◆ Problem description ◆
Write out each line word for word. Drop pictures.

◆ Data for the task ◆
------------------------------------------------------------------------

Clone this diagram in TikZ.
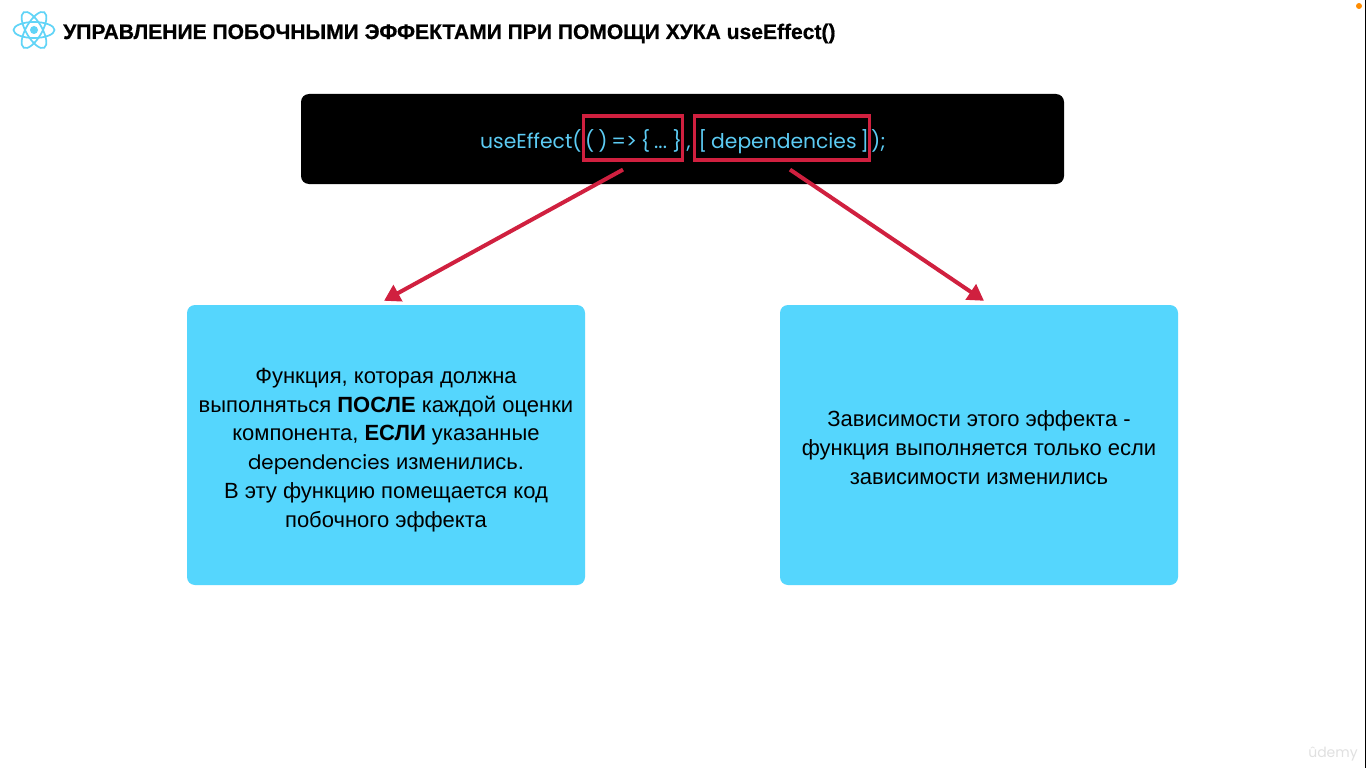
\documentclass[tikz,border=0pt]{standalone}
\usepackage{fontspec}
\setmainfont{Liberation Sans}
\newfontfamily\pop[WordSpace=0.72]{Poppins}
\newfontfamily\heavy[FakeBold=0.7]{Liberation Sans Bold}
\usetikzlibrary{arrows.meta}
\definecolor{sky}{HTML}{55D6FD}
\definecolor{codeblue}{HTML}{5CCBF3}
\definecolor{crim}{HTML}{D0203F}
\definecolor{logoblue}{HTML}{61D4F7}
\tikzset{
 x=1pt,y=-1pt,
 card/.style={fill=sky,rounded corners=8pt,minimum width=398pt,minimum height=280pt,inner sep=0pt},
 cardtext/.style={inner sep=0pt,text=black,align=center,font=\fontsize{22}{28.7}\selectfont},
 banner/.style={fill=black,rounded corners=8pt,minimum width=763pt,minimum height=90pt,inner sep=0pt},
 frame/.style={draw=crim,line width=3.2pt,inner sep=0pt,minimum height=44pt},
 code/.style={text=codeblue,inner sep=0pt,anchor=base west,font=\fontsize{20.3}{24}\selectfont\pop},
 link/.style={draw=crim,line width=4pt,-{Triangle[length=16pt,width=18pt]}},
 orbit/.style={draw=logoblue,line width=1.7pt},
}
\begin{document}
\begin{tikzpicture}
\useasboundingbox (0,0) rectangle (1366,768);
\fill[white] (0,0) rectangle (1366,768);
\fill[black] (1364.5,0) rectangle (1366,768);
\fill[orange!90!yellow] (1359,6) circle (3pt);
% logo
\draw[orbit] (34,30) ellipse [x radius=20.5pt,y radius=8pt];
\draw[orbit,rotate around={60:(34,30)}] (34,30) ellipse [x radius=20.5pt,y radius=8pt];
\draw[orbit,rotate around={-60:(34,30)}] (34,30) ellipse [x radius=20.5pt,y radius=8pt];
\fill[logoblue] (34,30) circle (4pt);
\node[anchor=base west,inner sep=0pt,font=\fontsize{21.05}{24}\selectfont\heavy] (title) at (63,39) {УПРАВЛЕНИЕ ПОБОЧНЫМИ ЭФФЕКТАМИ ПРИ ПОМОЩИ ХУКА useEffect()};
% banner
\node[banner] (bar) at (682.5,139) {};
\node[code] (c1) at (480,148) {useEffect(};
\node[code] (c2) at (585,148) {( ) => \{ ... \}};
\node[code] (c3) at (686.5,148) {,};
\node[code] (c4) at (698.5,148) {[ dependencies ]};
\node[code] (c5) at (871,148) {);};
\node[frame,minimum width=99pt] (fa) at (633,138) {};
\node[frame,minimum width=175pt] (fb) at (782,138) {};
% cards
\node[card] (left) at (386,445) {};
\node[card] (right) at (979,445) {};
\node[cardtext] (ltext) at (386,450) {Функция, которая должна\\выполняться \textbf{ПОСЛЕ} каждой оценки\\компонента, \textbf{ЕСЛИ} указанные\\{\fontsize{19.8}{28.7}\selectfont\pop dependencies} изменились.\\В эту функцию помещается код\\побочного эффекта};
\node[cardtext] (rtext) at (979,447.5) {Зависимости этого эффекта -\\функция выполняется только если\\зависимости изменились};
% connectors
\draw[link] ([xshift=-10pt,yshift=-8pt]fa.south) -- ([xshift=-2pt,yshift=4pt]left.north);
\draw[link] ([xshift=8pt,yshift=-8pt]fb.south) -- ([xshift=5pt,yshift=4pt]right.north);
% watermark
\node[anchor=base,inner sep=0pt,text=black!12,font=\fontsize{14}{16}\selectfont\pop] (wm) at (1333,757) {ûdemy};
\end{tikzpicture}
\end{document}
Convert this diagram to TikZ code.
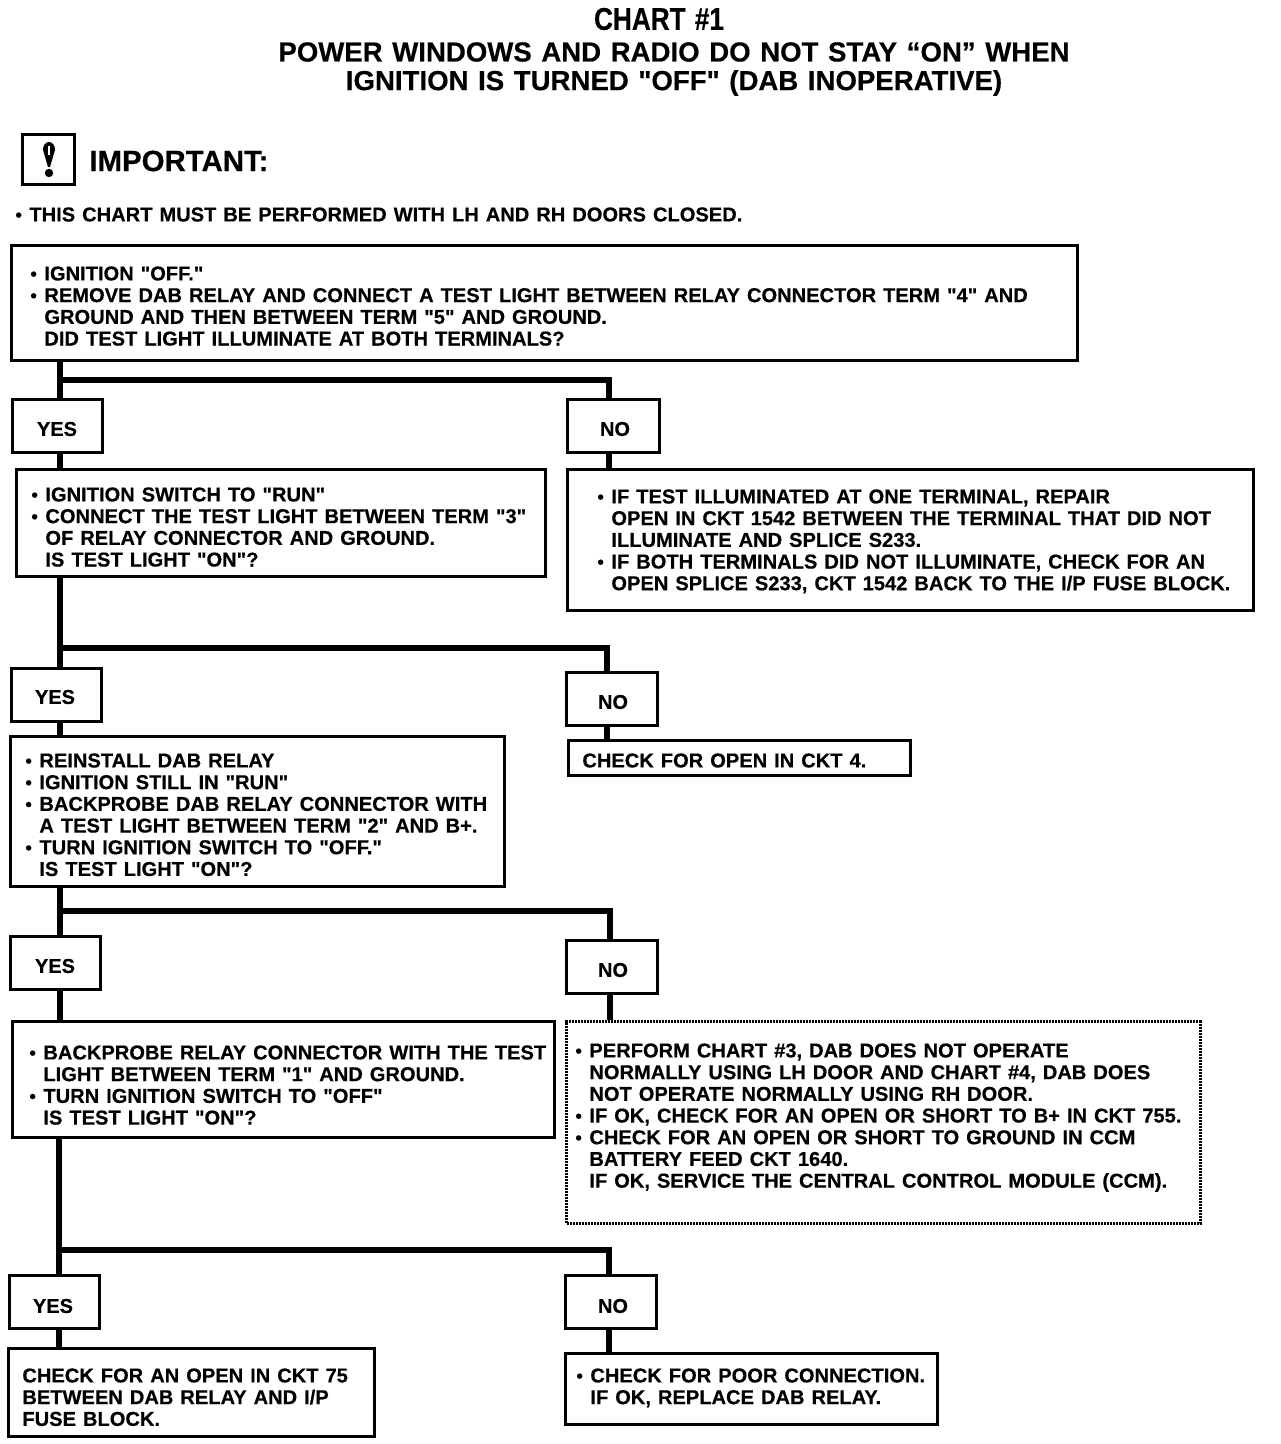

------------------------------------------------------------------------

◆ Response below ◆
Clone this diagram in TikZ.
\documentclass[tikz,border=0pt]{standalone}
\usepackage{fontspec}
\setmainfont{Liberation Sans}
\newfontfamily\pop[WordSpace=0.72]{Poppins}
\newfontfamily\heavy[FakeBold=0.7]{Liberation Sans Bold}
\usetikzlibrary{arrows.meta}
\definecolor{sky}{HTML}{55D6FD}
\definecolor{codeblue}{HTML}{5CCBF3}
\definecolor{crim}{HTML}{D0203F}
\definecolor{logoblue}{HTML}{61D4F7}
\tikzset{
 x=1pt,y=-1pt,
 card/.style={fill=sky,rounded corners=8pt,minimum width=398pt,minimum height=280pt,inner sep=0pt},
 cardtext/.style={inner sep=0pt,text=black,align=center,font=\fontsize{22}{28.7}\selectfont},
 banner/.style={fill=black,rounded corners=8pt,minimum width=763pt,minimum height=90pt,inner sep=0pt},
 frame/.style={draw=crim,line width=3.2pt,inner sep=0pt,minimum height=44pt},
 code/.style={text=codeblue,inner sep=0pt,anchor=base west,font=\fontsize{20.3}{24}\selectfont\pop},
 link/.style={draw=crim,line width=4pt,-{Triangle[length=16pt,width=18pt]}},
 orbit/.style={draw=logoblue,line width=1.7pt},
}
\begin{document}
\begin{tikzpicture}
\useasboundingbox (0,0) rectangle (1366,768);
\fill[white] (0,0) rectangle (1366,768);
\fill[black] (1364.5,0) rectangle (1366,768);
\fill[orange!90!yellow] (1359,6) circle (3pt);
% logo
\draw[orbit] (34,30) ellipse [x radius=20.5pt,y radius=8pt];
\draw[orbit,rotate around={60:(34,30)}] (34,30) ellipse [x radius=20.5pt,y radius=8pt];
\draw[orbit,rotate around={-60:(34,30)}] (34,30) ellipse [x radius=20.5pt,y radius=8pt];
\fill[logoblue] (34,30) circle (4pt);
\node[anchor=base west,inner sep=0pt,font=\fontsize{21.05}{24}\selectfont\heavy] (title) at (63,39) {УПРАВЛЕНИЕ ПОБОЧНЫМИ ЭФФЕКТАМИ ПРИ ПОМОЩИ ХУКА useEffect()};
% banner
\node[banner] (bar) at (682.5,139) {};
\node[code] (c1) at (480,148) {useEffect(};
\node[code] (c2) at (585,148) {( ) => \{ ... \}};
\node[code] (c3) at (686.5,148) {,};
\node[code] (c4) at (698.5,148) {[ dependencies ]};
\node[code] (c5) at (871,148) {);};
\node[frame,minimum width=99pt] (fa) at (633,138) {};
\node[frame,minimum width=175pt] (fb) at (782,138) {};
% cards
\node[card] (left) at (386,445) {};
\node[card] (right) at (979,445) {};
\node[cardtext] (ltext) at (386,450) {Функция, которая должна\\выполняться \textbf{ПОСЛЕ} каждой оценки\\компонента, \textbf{ЕСЛИ} указанные\\{\fontsize{19.8}{28.7}\selectfont\pop dependencies} изменились.\\В эту функцию помещается код\\побочного эффекта};
\node[cardtext] (rtext) at (979,447.5) {Зависимости этого эффекта -\\функция выполняется только если\\зависимости изменились};
% connectors
\draw[link] ([xshift=-10pt,yshift=-8pt]fa.south) -- ([xshift=-2pt,yshift=4pt]left.north);
\draw[link] ([xshift=8pt,yshift=-8pt]fb.south) -- ([xshift=5pt,yshift=4pt]right.north);
% watermark
\node[anchor=base,inner sep=0pt,text=black!12,font=\fontsize{14}{16}\selectfont\pop] (wm) at (1333,757) {ûdemy};
\end{tikzpicture}
\end{document}
Convert this diagram to TikZ code.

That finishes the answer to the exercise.